Factors that could lead to an upgrade or downgrade of the ratings

Bank of Cyprus' ratings could be upgraded if the bank maintains solid profitability and capital metrics, it reduces its stock of real estate property and it mitigates the impact of any weaker borrower repayment capacity on its asset-quality metrics. Bank of Cyprus' deposit ratings could also benefit from increased future debt issuances or from a shrinking of its balance sheet, which significantly raise the buffers available to absorb losses. Given the positive outlook, it is unlikely that there will be a downgrade in Bank of Cyprus' ratings.
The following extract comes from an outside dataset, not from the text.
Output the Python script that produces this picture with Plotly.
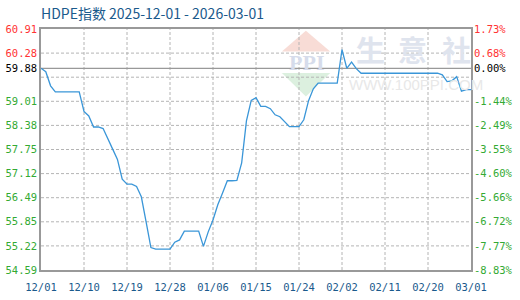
import plotly.graph_objects as go
import pandas as pd

title_text = "HDPE指数 2025-12-01 - 2026-03-01"
dates = pd.date_range("2025-12-01", "2026-03-01", freq="D")
values = [
    59.88, 59.79, 59.42, 59.26, 59.26, 59.26, 59.26, 59.26, 59.26, 58.75,
    58.63, 58.34, 58.34, 58.30, 58.01, 57.76, 57.49, 56.97, 56.84, 56.84,
    56.78, 56.51, 55.85, 55.18, 55.14, 55.14, 55.14, 55.14, 55.32, 55.38,
    55.61, 55.61, 55.61, 55.61, 55.21, 55.59, 55.90, 56.30, 56.61, 56.93,
    56.93, 56.94, 57.40, 58.50, 59.04, 59.11, 58.88, 58.88, 58.82, 58.66,
    58.61, 58.49, 58.35, 58.35, 58.35, 58.53, 59.03, 59.34, 59.49, 59.49,
    59.49, 59.49, 59.49, 60.37, 59.88, 60.04, 59.87, 59.75, 59.75, 59.75,
    59.75, 59.75, 59.75, 59.75, 59.75, 59.75, 59.75, 59.75, 59.75, 59.75,
    59.75, 59.75, 59.75, 59.75, 59.71, 59.53, 59.55, 59.66, 59.28, 59.32,
    59.32,
]
base_value = 59.88
y_min, y_max = 54.59, 60.91
grid_vals = [55.222, 55.854, 56.486, 57.118, 57.75, 58.382, 59.014, 59.646, 60.278]
left_tick_vals = [60.91, 60.278, 59.88, 59.014, 58.382, 57.75, 57.118, 56.486, 55.854, 55.222, 54.59]
left_tick_text = ["60.91", "60.28", "59.88", "59.01", "58.38", "57.75", "57.12", "56.49", "55.85", "55.22", "54.59"]
right_tick_text = ["1.73%", "0.68%", "0.00%", "-1.44%", "-2.49%", "-3.55%", "-4.60%", "-5.66%", "-6.72%", "-7.77%", "-8.83%"]
x_tick_dates = ["2025-12-01", "2025-12-10", "2025-12-19", "2025-12-28", "2026-01-06", "2026-01-15",
                "2026-01-24", "2026-02-02", "2026-02-11", "2026-02-20", "2026-03-01"]
x_tick_text = ["12/01", "12/10", "12/19", "12/28", "01/06", "01/15", "01/24", "02/02", "02/11", "02/20", "03/01"]

RED, GREEN, BLACK = "#ff3333", "#33aa33", "#000000"


def colored(vals, texts):
    out = []
    for v, t in zip(vals, texts):
        c = BLACK if abs(v - base_value) < 1e-6 else (RED if v > base_value else GREEN)
        out.append(f"<span style='color:{c}'>{t}</span>")
    return out


MONO = "DejaVu Sans Mono"
GRID = "#b4b4b4"
L, R, T, B = 41, 470.7, 29.3, 270.0


def px(x, y):
    return (x - L) / (R - L), (B - y) / (B - T)


fig = go.Figure()

# dashed gridlines, one trace per line
for g in grid_vals:
    fig.add_trace(go.Scatter(x=[dates[0], dates[-1]], y=[g, g], mode="lines",
                             line=dict(color=GRID, width=1, dash="3px,2px"), hoverinfo="skip"))
for d in x_tick_dates[1:-1]:
    fig.add_trace(go.Scatter(x=[d, d], y=[y_min, y_max], mode="lines",
                             line=dict(color=GRID, width=1, dash="3px,2px"), hoverinfo="skip"))
# base line
fig.add_trace(go.Scatter(x=[dates[0], dates[-1]], y=[base_value, base_value], mode="lines",
                         line=dict(color="#999999", width=1.2), hoverinfo="skip"))
# series
fig.add_trace(go.Scatter(x=dates, y=values, mode="lines",
                         line=dict(color="#3a96d8", width=1.3), hoverinfo="skip"))
fig.add_trace(go.Scatter(x=[dates[0]], y=[values[0]], yaxis="y2", mode="markers",
                         marker=dict(opacity=0), hoverinfo="skip"))

shapes = []
# watermark logo
ax, ay = px(305.7, 31); bx, by = px(281.7, 51.7); cx, cy = px(330, 51.7)
shapes.append(dict(type="path", xref="paper", yref="paper", layer="below",
                   path=f"M {ax} {ay} L {bx} {by} L {cx} {cy} Z",
                   fillcolor="#f8dcd6", line=dict(width=0)))
ax, ay = px(281.7, 73.3); bx, by = px(330, 73.3); cx, cy = px(305.7, 96.7)
shapes.append(dict(type="path", xref="paper", yref="paper", layer="below",
                   path=f"M {ax} {ay} L {bx} {by} L {cx} {cy} Z",
                   fillcolor="#dcf0df", line=dict(width=0)))

annotations = []
wx, wy = px(306, 62.5)
annotations.append(dict(x=wx, y=wy, xref="paper", yref="paper", xanchor="center", yanchor="middle",
                        text="<b>PPI</b>", showarrow=False,
                        font=dict(family="Liberation Serif", size=22, color="#d6dceb")))
for ch, cxp in zip("生意社", [370, 412, 456]):
    x_, y_ = px(cxp, 49)
    annotations.append(dict(x=x_, y=y_, xref="paper", yref="paper", xanchor="center", yanchor="middle",
                            text=f"<b>{ch}</b>", showarrow=False,
                            font=dict(family="Noto Sans CJK SC", size=29, color="#dfe4ee")))
x_, y_ = px(416, 85)
annotations.append(dict(x=x_, y=y_, xref="paper", yref="paper", xanchor="center", yanchor="middle",
                        text="WWW.100PPI.COM", showarrow=False,
                        font=dict(family="Liberation Sans", size=15, color="#e8e8e8")))

fig.update_layout(
    width=520, height=300,
    margin=dict(l=41, r=49.3, t=29.3, b=30),
    paper_bgcolor="white", plot_bgcolor="rgba(0,0,0,0)",
    showlegend=False,
    title=dict(text=title_text, x=41 / 520, xanchor="left", y=1 - 14 / 300, yanchor="middle",
               font=dict(family="Noto Sans CJK SC", size=14, color="#1a5a8c")),
    xaxis=dict(type="date", range=[dates[0], dates[-1]],
               tickvals=x_tick_dates, ticktext=x_tick_text, automargin=False,
               showgrid=False,
               showline=True, linecolor="#999999", linewidth=1.5, mirror=True,
               ticks="", ticklabelstandoff=7,
               tickfont=dict(family=MONO, size=10.5, color="#1a5a8c"), zeroline=False),
    yaxis=dict(range=[y_min, y_max], tickvals=left_tick_vals, ticktext=colored(left_tick_vals, left_tick_text),
               showgrid=False, showline=True, linecolor="#999999", linewidth=1.5, mirror=True,
               automargin=False,
               ticks="", tickfont=dict(family=MONO, size=10.5), zeroline=False),
    yaxis2=dict(range=[y_min, y_max], overlaying="y", side="right", automargin=False,
                tickvals=left_tick_vals, ticktext=colored(left_tick_vals, right_tick_text),
                showgrid=False, showline=False, ticks="", ticklabelstandoff=2,
                tickfont=dict(family=MONO, size=10.5), zeroline=False),
    shapes=shapes, annotations=annotations,
)

fig.write_html("out.html")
The positive outlook on the bank's ratings may be changed to stable if Moody's determines that recent asset quality improvements will reverse, the current operating environment will weaken or if the rating agency determines that solid profitability metrics are not sustainable.
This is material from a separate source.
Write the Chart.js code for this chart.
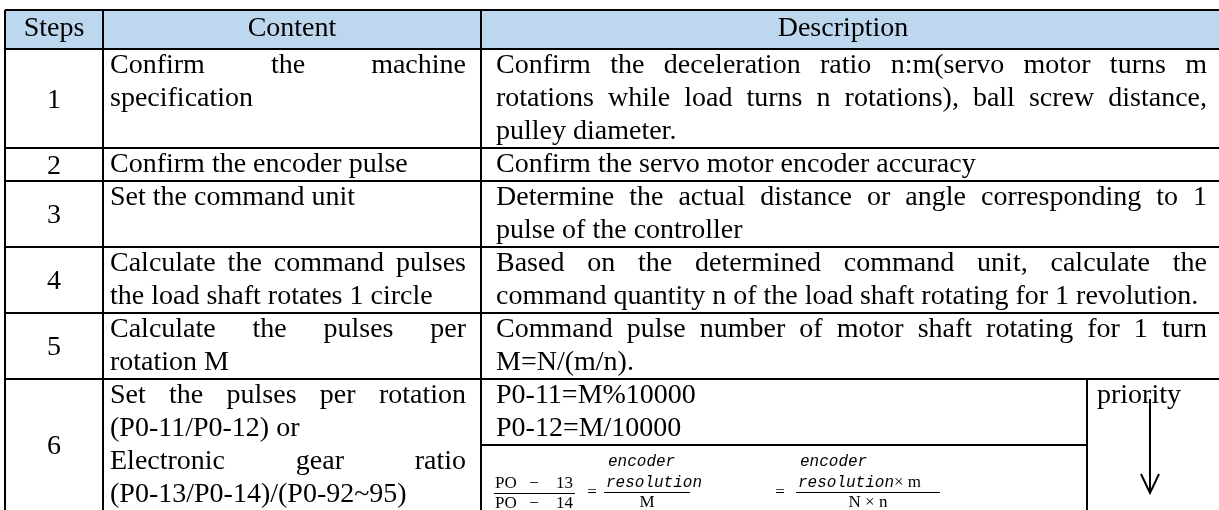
<!DOCTYPE html>
<html lang="en">
<head>
    <meta charset="UTF-8">
    <title>Electronic gear setting steps</title>
    <script src="https://cdn.jsdelivr.net/npm/chart.js"></script>
    <style>
        body { margin: 0; background: #fff; }
        canvas { display: block; }
    </style>
</head>
<body>
    <canvas id="stepsTable" width="1219" height="510"></canvas>
    <script>
        // table text
        const headerLabels = ['Steps', 'Content', 'Description'];
        const stepLabels = ['1', '2', '3', '4', '5', '6'];
        // each cell is a list of paragraphs, each paragraph a list of lines
        const contentText = [
            [['Confirm the machine', 'specification']],
            [['Confirm the encoder pulse']],
            [['Set the command unit']],
            [['Calculate the command pulses', 'the load shaft rotates 1 circle']],
            [['Calculate the pulses per', 'rotation M']],
            [['Set the pulses per rotation', '(P0-11/P0-12) or'], ['Electronic gear ratio', '(P0-13/P0-14)/(P0-92~95)']]
        ];
        const descText = [
            [['Confirm the deceleration ratio n:m(servo motor turns m', 'rotations while load turns n rotations), ball screw distance,', 'pulley diameter.']],
            [['Confirm the servo motor encoder accuracy']],
            [['Determine the actual distance or angle corresponding to 1', 'pulse of the controller']],
            [['Based on the determined command unit, calculate the', 'command quantity n of the load shaft rotating for 1 revolution.']],
            [['Command pulse number of motor shaft rotating for 1 turn', 'M=N/(m/n).']],
            [['P0-11=M%10000'], ['P0-12=M/10000']]
        ];
        const formulaA = [['PO', '−', '13'], ['PO', '−', '14']];
        const formulaB = [['encoder', 'resolution'], 'M'];
        const formulaC = [['encoder', 'resolution× m'], 'N × n'];
        const priorityLabel = 'priority';

        // layout (pixels in scale units)
        const colX = [5, 103, 481, 1219];
        const priorityX = 1087;
        const tableTop = 10;
        const headerH = 39;
        const lineH = 33;
        const serif = '28px "Liberation Serif", "Times New Roman", serif';
        const mathSerif = '17px "Liberation Serif", serif';
        const mathItalic = 'italic 16px "Liberation Mono", monospace';
        const fracY = 492;

        function lineCount(cell) {
            return cell.reduce((n, p) => n + p.length, 0);
        }

        function drawJustified(ctx, text, x0, x1, yb, justify) {
            if (!justify) { ctx.fillText(text, x0, yb); return; }
            const words = text.split(' ');
            const widths = words.map(w => ctx.measureText(w).width);
            const total = widths.reduce((a, b) => a + b, 0);
            const gap = (x1 - x0 - total) / (words.length - 1);
            let x = x0;
            words.forEach((w, i) => { ctx.fillText(w, x, yb); x += widths[i] + gap; });
        }

        function drawCell(ctx, cell, x0, x1, top, sx, sy) {
            let k = 0;
            cell.forEach(par => {
                par.forEach((line, i) => {
                    const yb = sy(top + k * lineH + 24);
                    drawJustified(ctx, line, sx(x0), sx(x1), yb, i < par.length - 1);
                    k++;
                });
            });
        }

        function rule(ctx, x0, x1, y) {
            ctx.lineWidth = 1;
            ctx.beginPath();
            ctx.moveTo(x0, Math.round(y) + 0.5);
            ctx.lineTo(x1, Math.round(y) + 0.5);
            ctx.stroke();
        }

        // spaced "PO − 13" style term over a given width
        function drawSpread(ctx, parts, x0, x1, yb) {
            ctx.textAlign = 'left';
            ctx.fillText(parts[0], x0, yb);
            ctx.textAlign = 'center';
            ctx.fillText(parts[1], (x0 + x1) / 2, yb);
            ctx.textAlign = 'right';
            ctx.fillText(parts[2], x1, yb);
            ctx.textAlign = 'left';
        }

        // two-line italic numerator, left aligned, over a serif denominator
        function drawWordFraction(ctx, frac, x0, x1, sx, sy) {
            ctx.font = mathItalic;
            ctx.textAlign = 'left';
            ctx.fillText(frac[0][0], sx(x0 + 4), sy(fracY - 26));
            const parts = frac[0][1].split('×');
            ctx.fillText(parts[0], sx(x0 + 2), sy(fracY - 5));
            if (parts.length > 1) {
                const w = ctx.measureText(parts[0]).width;
                ctx.font = mathSerif;
                ctx.fillText('×' + parts[1], sx(x0 + 2) + w, sy(fracY - 5));
            }
            rule(ctx, sx(x0), sx(x1), sy(fracY));
            ctx.font = mathSerif;
            ctx.textAlign = 'center';
            ctx.fillText(frac[1], sx((x0 + x1) / 2), sy(fracY + 15));
            ctx.textAlign = 'left';
        }

        const tablePlugin = {
            id: 'tablePlugin',
            afterDraw(chart) {
                const ctx = chart.ctx;
                const sx = v => chart.scales.x.getPixelForValue(v);
                const sy = v => chart.scales.y.getPixelForValue(v);

                // row tops from the number of lines in each row
                const rowTops = [tableTop, tableTop + headerH];
                stepLabels.forEach((s, i) => {
                    const n = Math.max(lineCount(contentText[i]), lineCount(descText[i]) + (i === 5 ? 2 : 0));
                    rowTops.push(rowTops[rowTops.length - 1] + n * lineH);
                });
                const bottom = rowTops[rowTops.length - 1];

                ctx.save();
                // header fill
                ctx.fillStyle = '#bdd7ee';
                ctx.fillRect(sx(colX[0]), sy(rowTops[0]), sx(colX[3]) - sx(colX[0]), sy(rowTops[1]) - sy(rowTops[0]));

                // grid
                ctx.strokeStyle = '#000';
                ctx.lineWidth = 2;
                ctx.beginPath();
                rowTops.slice(0, -1).forEach(t => {
                    ctx.moveTo(sx(colX[0]), sy(t));
                    ctx.lineTo(sx(colX[3]), sy(t));
                });
                colX.slice(0, 3).forEach(c => {
                    ctx.moveTo(sx(c), sy(rowTops[0]));
                    ctx.lineTo(sx(c), sy(bottom));
                });
                const r6 = rowTops[6];
                ctx.moveTo(sx(priorityX), sy(r6));
                ctx.lineTo(sx(priorityX), sy(bottom));
                ctx.moveTo(sx(colX[2]), sy(r6 + 2 * lineH));
                ctx.lineTo(sx(priorityX), sy(r6 + 2 * lineH));
                ctx.stroke();

                // header text
                ctx.fillStyle = '#000';
                ctx.font = serif;
                ctx.textBaseline = 'alphabetic';
                ctx.textAlign = 'center';
                const headCenters = [54, 292, 843];
                headerLabels.forEach((h, i) => ctx.fillText(h, sx(headCenters[i]), sy(rowTops[0] + 26)));

                // step numbers, centred in each row
                stepLabels.forEach((s, i) => {
                    const mid = (rowTops[i + 1] + rowTops[i + 2]) / 2;
                    ctx.fillText(s, sx(54), sy(mid + 9));
                });

                // content and description
                ctx.textAlign = 'left';
                stepLabels.forEach((s, i) => {
                    const top = rowTops[i + 1];
                    drawCell(ctx, contentText[i], 110, 466, top, sx, sy);
                    drawCell(ctx, descText[i], 496, 1207, top, sx, sy);
                });

                // priority column
                ctx.fillText(priorityLabel, sx(1097), sy(r6 + 24));
                ctx.lineWidth = 2;
                ctx.beginPath();
                ctx.moveTo(sx(1150), sy(r6 + 20));
                ctx.lineTo(sx(1150), sy(r6 + 114));
                ctx.moveTo(sx(1141), sy(r6 + 95));
                ctx.lineTo(sx(1150), sy(r6 + 114));
                ctx.lineTo(sx(1159), sy(r6 + 95));
                ctx.stroke();

                // gear ratio formula
                ctx.font = mathSerif;
                drawSpread(ctx, formulaA[0], sx(495), sx(573), sy(fracY - 4));
                rule(ctx, sx(494), sx(575), sy(fracY + 1));
                drawSpread(ctx, formulaA[1], sx(495), sx(573), sy(fracY + 16));
                ctx.textAlign = 'center';
                ctx.fillText('=', sx(592), sy(fracY + 5));
                drawWordFraction(ctx, formulaB, 604, 690, sx, sy);
                ctx.font = mathSerif;
                ctx.textAlign = 'center';
                ctx.fillText('=', sx(780), sy(fracY + 5));
                drawWordFraction(ctx, formulaC, 796, 940, sx, sy);
                ctx.restore();
            }
        };

        new Chart(document.getElementById('stepsTable'), {
            type: 'scatter',
            data: { datasets: [] },
            options: {
                responsive: false,
                animation: false,
                layout: { padding: 0 },
                plugins: { legend: { display: false }, tooltip: { enabled: false } },
                scales: {
                    x: { type: 'linear', min: 0, max: 1219, display: false },
                    y: { type: 'linear', min: 0, max: 510, reverse: true, display: false }
                }
            },
            plugins: [tablePlugin]
        });
    </script>
</body>
</html>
Hellenic Bank's ratings could be upgraded if the bank manages to maintain solid profitability, by further enhancing operational efficiencies, growing its lending sustainably and increasing other sources of revenue to counter its high reliance on net interest income. Sustaining recent NPE improvements, improving its NPE coverage ratio and maintaining solid capital levels are also important for an upgrade.

Given the potential acquisition of a majority stake in Hellenic Bank by Greece's Eurobank S.A., the ratings may also be impacted by any upgrade to Eurobank S.A.'s BCA (ba2, deposit rating of Baa3, with a positive outlook). Given the positive outlook, it is unlikely that there will be a downgrade in Hellenic Bank's ratings. The positive outlook on the bank's ratings may be changed to stable if Moody's expects that recent asset quality improvements will reverse or that the operating environment will weaken, or if the rating agency determines that solid profitability metrics are not sustainable.